● WHAT YOU HAVE TO DO: Reproduce the listing below character for character; drop every image.

● DATASET CONTENT:
····················
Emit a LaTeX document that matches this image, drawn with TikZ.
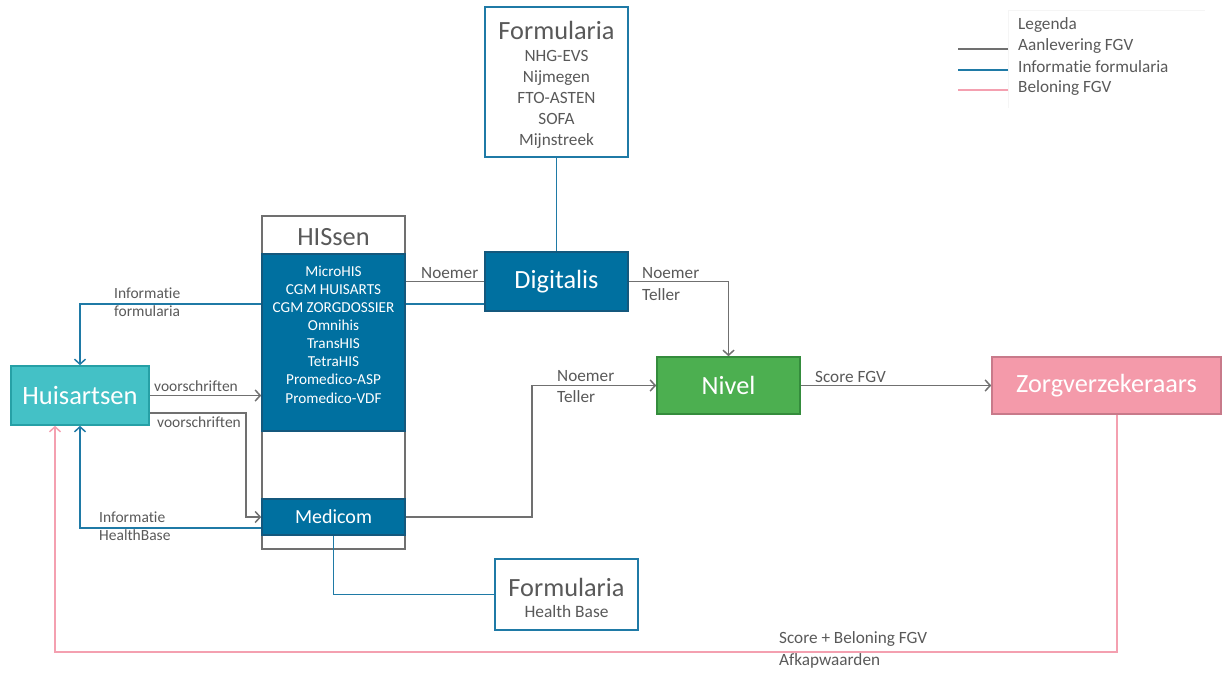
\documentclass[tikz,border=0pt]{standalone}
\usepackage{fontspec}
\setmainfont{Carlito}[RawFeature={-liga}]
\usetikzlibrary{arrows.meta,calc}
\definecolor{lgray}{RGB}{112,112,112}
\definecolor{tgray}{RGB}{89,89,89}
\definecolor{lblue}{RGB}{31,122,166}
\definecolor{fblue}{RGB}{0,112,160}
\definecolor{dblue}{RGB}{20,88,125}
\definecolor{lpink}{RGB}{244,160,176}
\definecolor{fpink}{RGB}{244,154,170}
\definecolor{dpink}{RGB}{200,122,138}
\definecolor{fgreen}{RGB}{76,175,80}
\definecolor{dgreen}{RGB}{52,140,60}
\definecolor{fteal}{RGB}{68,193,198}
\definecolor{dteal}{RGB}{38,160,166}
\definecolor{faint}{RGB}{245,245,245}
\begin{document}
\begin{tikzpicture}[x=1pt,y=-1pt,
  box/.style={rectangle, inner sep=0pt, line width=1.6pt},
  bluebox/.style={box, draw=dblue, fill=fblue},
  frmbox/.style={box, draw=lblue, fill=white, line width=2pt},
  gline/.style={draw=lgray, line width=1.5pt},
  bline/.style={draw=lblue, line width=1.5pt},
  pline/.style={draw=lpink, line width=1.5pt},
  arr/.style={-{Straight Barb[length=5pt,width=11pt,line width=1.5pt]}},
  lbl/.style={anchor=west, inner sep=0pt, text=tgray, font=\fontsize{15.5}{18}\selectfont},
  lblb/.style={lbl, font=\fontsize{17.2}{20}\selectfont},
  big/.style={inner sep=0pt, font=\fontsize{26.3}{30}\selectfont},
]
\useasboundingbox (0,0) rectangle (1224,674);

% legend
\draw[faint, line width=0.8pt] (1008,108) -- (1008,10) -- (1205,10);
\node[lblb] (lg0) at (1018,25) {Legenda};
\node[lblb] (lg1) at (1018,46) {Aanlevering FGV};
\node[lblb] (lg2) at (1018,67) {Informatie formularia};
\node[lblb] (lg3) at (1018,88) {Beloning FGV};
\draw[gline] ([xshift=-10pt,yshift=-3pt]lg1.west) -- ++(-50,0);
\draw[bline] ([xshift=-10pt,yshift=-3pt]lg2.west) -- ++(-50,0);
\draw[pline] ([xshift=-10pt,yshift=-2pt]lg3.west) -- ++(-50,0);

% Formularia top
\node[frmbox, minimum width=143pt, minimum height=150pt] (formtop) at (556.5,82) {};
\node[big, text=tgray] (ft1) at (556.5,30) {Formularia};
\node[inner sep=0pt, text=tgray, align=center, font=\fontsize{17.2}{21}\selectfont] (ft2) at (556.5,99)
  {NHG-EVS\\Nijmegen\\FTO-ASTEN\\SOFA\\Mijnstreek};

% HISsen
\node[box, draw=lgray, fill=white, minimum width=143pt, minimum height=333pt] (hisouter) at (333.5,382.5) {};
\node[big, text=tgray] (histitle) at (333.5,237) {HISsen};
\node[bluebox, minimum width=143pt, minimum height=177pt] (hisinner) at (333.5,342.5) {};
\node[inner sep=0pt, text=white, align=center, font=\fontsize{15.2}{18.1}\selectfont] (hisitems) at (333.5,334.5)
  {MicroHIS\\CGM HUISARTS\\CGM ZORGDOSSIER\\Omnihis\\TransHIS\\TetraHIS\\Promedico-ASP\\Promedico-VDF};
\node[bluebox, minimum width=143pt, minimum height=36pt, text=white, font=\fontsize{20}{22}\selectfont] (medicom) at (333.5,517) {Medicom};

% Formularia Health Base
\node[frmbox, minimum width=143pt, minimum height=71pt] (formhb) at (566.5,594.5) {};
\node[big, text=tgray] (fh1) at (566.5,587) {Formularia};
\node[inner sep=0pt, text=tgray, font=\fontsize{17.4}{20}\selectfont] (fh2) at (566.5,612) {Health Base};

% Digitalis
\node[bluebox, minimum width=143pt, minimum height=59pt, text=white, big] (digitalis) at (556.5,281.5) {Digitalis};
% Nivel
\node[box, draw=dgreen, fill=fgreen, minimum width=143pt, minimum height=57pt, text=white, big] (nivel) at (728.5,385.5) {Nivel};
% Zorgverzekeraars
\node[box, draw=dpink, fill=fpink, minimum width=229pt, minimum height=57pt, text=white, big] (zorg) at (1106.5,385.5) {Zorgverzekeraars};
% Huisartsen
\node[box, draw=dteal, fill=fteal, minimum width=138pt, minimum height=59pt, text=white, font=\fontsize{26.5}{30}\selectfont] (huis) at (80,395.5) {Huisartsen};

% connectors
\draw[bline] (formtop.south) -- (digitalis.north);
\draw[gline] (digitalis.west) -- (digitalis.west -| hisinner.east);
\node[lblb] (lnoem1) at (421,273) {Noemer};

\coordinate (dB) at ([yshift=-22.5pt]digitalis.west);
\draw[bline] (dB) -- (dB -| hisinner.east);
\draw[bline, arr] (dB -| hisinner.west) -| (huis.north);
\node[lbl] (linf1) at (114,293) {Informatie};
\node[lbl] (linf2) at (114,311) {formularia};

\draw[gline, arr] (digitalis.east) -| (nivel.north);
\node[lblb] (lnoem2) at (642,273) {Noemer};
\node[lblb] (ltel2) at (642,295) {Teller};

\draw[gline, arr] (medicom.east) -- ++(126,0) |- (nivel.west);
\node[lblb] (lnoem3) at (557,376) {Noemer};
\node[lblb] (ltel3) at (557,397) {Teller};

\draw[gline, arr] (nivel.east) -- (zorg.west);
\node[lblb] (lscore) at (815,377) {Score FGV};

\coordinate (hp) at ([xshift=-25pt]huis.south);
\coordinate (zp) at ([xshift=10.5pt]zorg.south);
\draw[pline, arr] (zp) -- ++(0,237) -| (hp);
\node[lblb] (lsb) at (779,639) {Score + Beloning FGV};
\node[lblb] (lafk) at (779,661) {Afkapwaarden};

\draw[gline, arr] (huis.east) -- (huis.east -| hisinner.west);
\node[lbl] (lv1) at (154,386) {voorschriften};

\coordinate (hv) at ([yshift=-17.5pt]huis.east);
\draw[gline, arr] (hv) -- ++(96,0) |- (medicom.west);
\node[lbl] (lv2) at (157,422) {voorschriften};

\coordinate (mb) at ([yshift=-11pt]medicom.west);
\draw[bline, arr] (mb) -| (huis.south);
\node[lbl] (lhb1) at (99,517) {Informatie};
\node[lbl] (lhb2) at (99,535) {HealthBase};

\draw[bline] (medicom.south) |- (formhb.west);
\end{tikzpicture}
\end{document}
····················
● ANSWER FOR THIS EXERCISE:
Emit a LaTeX document that matches this image, drawn with TikZ.
\documentclass[tikz,border=0pt]{standalone}
\usepackage{fontspec}
\setmainfont{Carlito}[RawFeature={-liga}]
\usetikzlibrary{arrows.meta,calc}
\definecolor{lgray}{RGB}{112,112,112}
\definecolor{tgray}{RGB}{89,89,89}
\definecolor{lblue}{RGB}{31,122,166}
\definecolor{fblue}{RGB}{0,112,160}
\definecolor{dblue}{RGB}{20,88,125}
\definecolor{lpink}{RGB}{244,160,176}
\definecolor{fpink}{RGB}{244,154,170}
\definecolor{dpink}{RGB}{200,122,138}
\definecolor{fgreen}{RGB}{76,175,80}
\definecolor{dgreen}{RGB}{52,140,60}
\definecolor{fteal}{RGB}{68,193,198}
\definecolor{dteal}{RGB}{38,160,166}
\definecolor{faint}{RGB}{245,245,245}
\begin{document}
\begin{tikzpicture}[x=1pt,y=-1pt,
  box/.style={rectangle, inner sep=0pt, line width=1.6pt},
  bluebox/.style={box, draw=dblue, fill=fblue},
  frmbox/.style={box, draw=lblue, fill=white, line width=2pt},
  gline/.style={draw=lgray, line width=1.5pt},
  bline/.style={draw=lblue, line width=1.5pt},
  pline/.style={draw=lpink, line width=1.5pt},
  arr/.style={-{Straight Barb[length=5pt,width=11pt,line width=1.5pt]}},
  lbl/.style={anchor=west, inner sep=0pt, text=tgray, font=\fontsize{15.5}{18}\selectfont},
  lblb/.style={lbl, font=\fontsize{17.2}{20}\selectfont},
  big/.style={inner sep=0pt, font=\fontsize{26.3}{30}\selectfont},
]
\useasboundingbox (0,0) rectangle (1224,674);

% legend
\draw[faint, line width=0.8pt] (1008,108) -- (1008,10) -- (1205,10);
\node[lblb] (lg0) at (1018,25) {Legenda};
\node[lblb] (lg1) at (1018,46) {Aanlevering FGV};
\node[lblb] (lg2) at (1018,67) {Informatie formularia};
\node[lblb] (lg3) at (1018,88) {Beloning FGV};
\draw[gline] ([xshift=-10pt,yshift=-3pt]lg1.west) -- ++(-50,0);
\draw[bline] ([xshift=-10pt,yshift=-3pt]lg2.west) -- ++(-50,0);
\draw[pline] ([xshift=-10pt,yshift=-2pt]lg3.west) -- ++(-50,0);

% Formularia top
\node[frmbox, minimum width=143pt, minimum height=150pt] (formtop) at (556.5,82) {};
\node[big, text=tgray] (ft1) at (556.5,30) {Formularia};
\node[inner sep=0pt, text=tgray, align=center, font=\fontsize{17.2}{21}\selectfont] (ft2) at (556.5,99)
  {NHG-EVS\\Nijmegen\\FTO-ASTEN\\SOFA\\Mijnstreek};

% HISsen
\node[box, draw=lgray, fill=white, minimum width=143pt, minimum height=333pt] (hisouter) at (333.5,382.5) {};
\node[big, text=tgray] (histitle) at (333.5,237) {HISsen};
\node[bluebox, minimum width=143pt, minimum height=177pt] (hisinner) at (333.5,342.5) {};
\node[inner sep=0pt, text=white, align=center, font=\fontsize{15.2}{18.1}\selectfont] (hisitems) at (333.5,334.5)
  {MicroHIS\\CGM HUISARTS\\CGM ZORGDOSSIER\\Omnihis\\TransHIS\\TetraHIS\\Promedico-ASP\\Promedico-VDF};
\node[bluebox, minimum width=143pt, minimum height=36pt, text=white, font=\fontsize{20}{22}\selectfont] (medicom) at (333.5,517) {Medicom};

% Formularia Health Base
\node[frmbox, minimum width=143pt, minimum height=71pt] (formhb) at (566.5,594.5) {};
\node[big, text=tgray] (fh1) at (566.5,587) {Formularia};
\node[inner sep=0pt, text=tgray, font=\fontsize{17.4}{20}\selectfont] (fh2) at (566.5,612) {Health Base};

% Digitalis
\node[bluebox, minimum width=143pt, minimum height=59pt, text=white, big] (digitalis) at (556.5,281.5) {Digitalis};
% Nivel
\node[box, draw=dgreen, fill=fgreen, minimum width=143pt, minimum height=57pt, text=white, big] (nivel) at (728.5,385.5) {Nivel};
% Zorgverzekeraars
\node[box, draw=dpink, fill=fpink, minimum width=229pt, minimum height=57pt, text=white, big] (zorg) at (1106.5,385.5) {Zorgverzekeraars};
% Huisartsen
\node[box, draw=dteal, fill=fteal, minimum width=138pt, minimum height=59pt, text=white, font=\fontsize{26.5}{30}\selectfont] (huis) at (80,395.5) {Huisartsen};

% connectors
\draw[bline] (formtop.south) -- (digitalis.north);
\draw[gline] (digitalis.west) -- (digitalis.west -| hisinner.east);
\node[lblb] (lnoem1) at (421,273) {Noemer};

\coordinate (dB) at ([yshift=-22.5pt]digitalis.west);
\draw[bline] (dB) -- (dB -| hisinner.east);
\draw[bline, arr] (dB -| hisinner.west) -| (huis.north);
\node[lbl] (linf1) at (114,293) {Informatie};
\node[lbl] (linf2) at (114,311) {formularia};

\draw[gline, arr] (digitalis.east) -| (nivel.north);
\node[lblb] (lnoem2) at (642,273) {Noemer};
\node[lblb] (ltel2) at (642,295) {Teller};

\draw[gline, arr] (medicom.east) -- ++(126,0) |- (nivel.west);
\node[lblb] (lnoem3) at (557,376) {Noemer};
\node[lblb] (ltel3) at (557,397) {Teller};

\draw[gline, arr] (nivel.east) -- (zorg.west);
\node[lblb] (lscore) at (815,377) {Score FGV};

\coordinate (hp) at ([xshift=-25pt]huis.south);
\coordinate (zp) at ([xshift=10.5pt]zorg.south);
\draw[pline, arr] (zp) -- ++(0,237) -| (hp);
\node[lblb] (lsb) at (779,639) {Score + Beloning FGV};
\node[lblb] (lafk) at (779,661) {Afkapwaarden};

\draw[gline, arr] (huis.east) -- (huis.east -| hisinner.west);
\node[lbl] (lv1) at (154,386) {voorschriften};

\coordinate (hv) at ([yshift=-17.5pt]huis.east);
\draw[gline, arr] (hv) -- ++(96,0) |- (medicom.west);
\node[lbl] (lv2) at (157,422) {voorschriften};

\coordinate (mb) at ([yshift=-11pt]medicom.west);
\draw[bline, arr] (mb) -| (huis.south);
\node[lbl] (lhb1) at (99,517) {Informatie};
\node[lbl] (lhb2) at (99,535) {HealthBase};

\draw[bline] (medicom.south) |- (formhb.west);
\end{tikzpicture}
\end{document}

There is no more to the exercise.